Artigo de Aramis Millarch originalmente publicado em 29 de abril de 1988
Um dos orgulhos da Orquestra Harmônicas de Curitiba, fundada há mais de 10 anos por um grupo de entusiastas pela harmônica-de-boca e com dois elepês gravados (um pela Sigla; outro patrocinado pelo grupo O Boticário, lançado no ano passado) é se dizer como a única orquestra de gaita-de-boca do mundo. Muito bem...
Rildo (Alexandre Barreto da) Hora, pernambucano de Caruaru, 49 anos completados no último dia 20, é um dos dois melhores executantes deste instrumento no Brasil (o outro é o carioca Maurício Einhorn, 56 anos a serem completados no próximo dia 29 de maio). Mais do que executante de harmônica, Rildo Hora é compositor com mais de 100 músicas (inclusive sucessos nacionais como "Os Meninos da Mangueira", parceria com Sérgio Cabral), produtor de uma centena de elepês, violonista e arranjador. Enfim, um profissional completo.

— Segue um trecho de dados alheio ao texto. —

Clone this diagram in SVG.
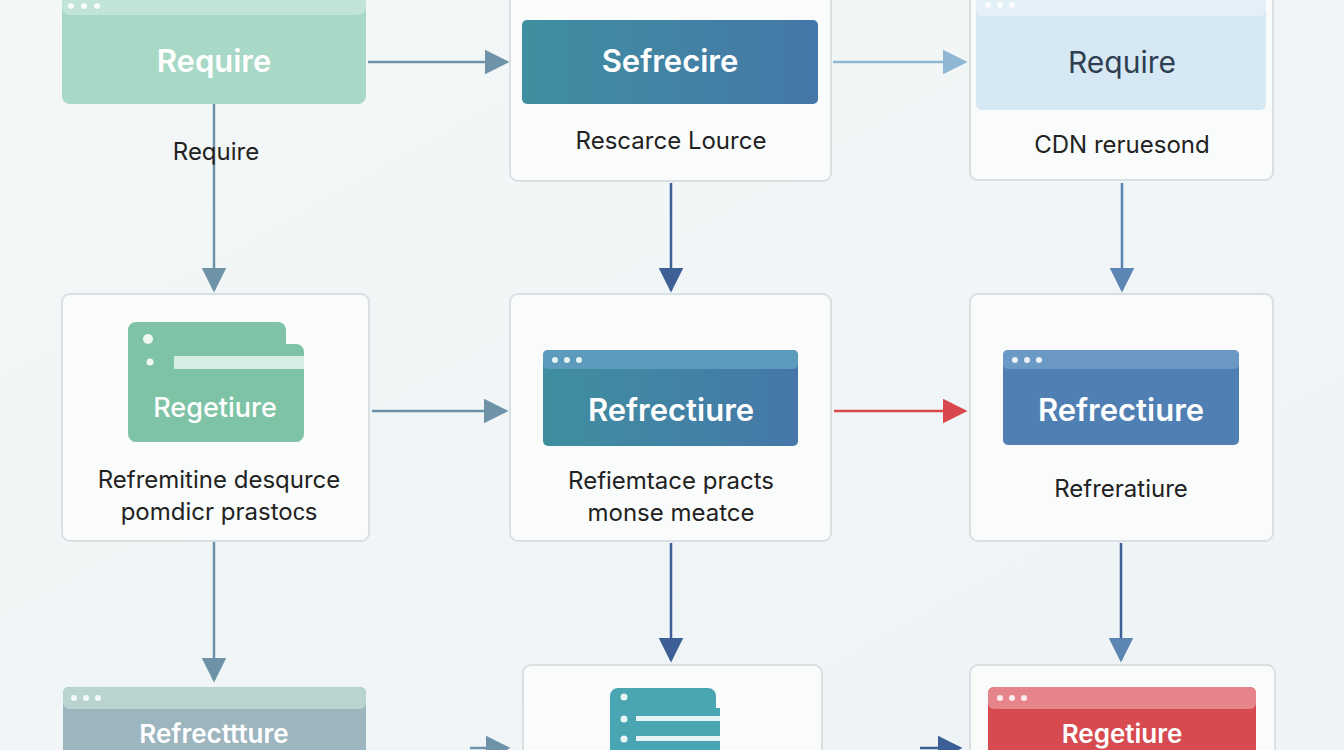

Assim, o óbvio ululante - como dizia Nelson Rodrigues - seria que um concerto de um virtuose de harmônica-de-boca, numa cidade na qual se diz existir a única orquestra de harmônica do mundo (sic), atraísse, no mínimo, os integrantes desta orquestra. Inclusive porque, generosamente, Rildo Hora estaria disposto a trocar idéias com os músicos (e eventuais compositores) da terra, num workshop espontâneo.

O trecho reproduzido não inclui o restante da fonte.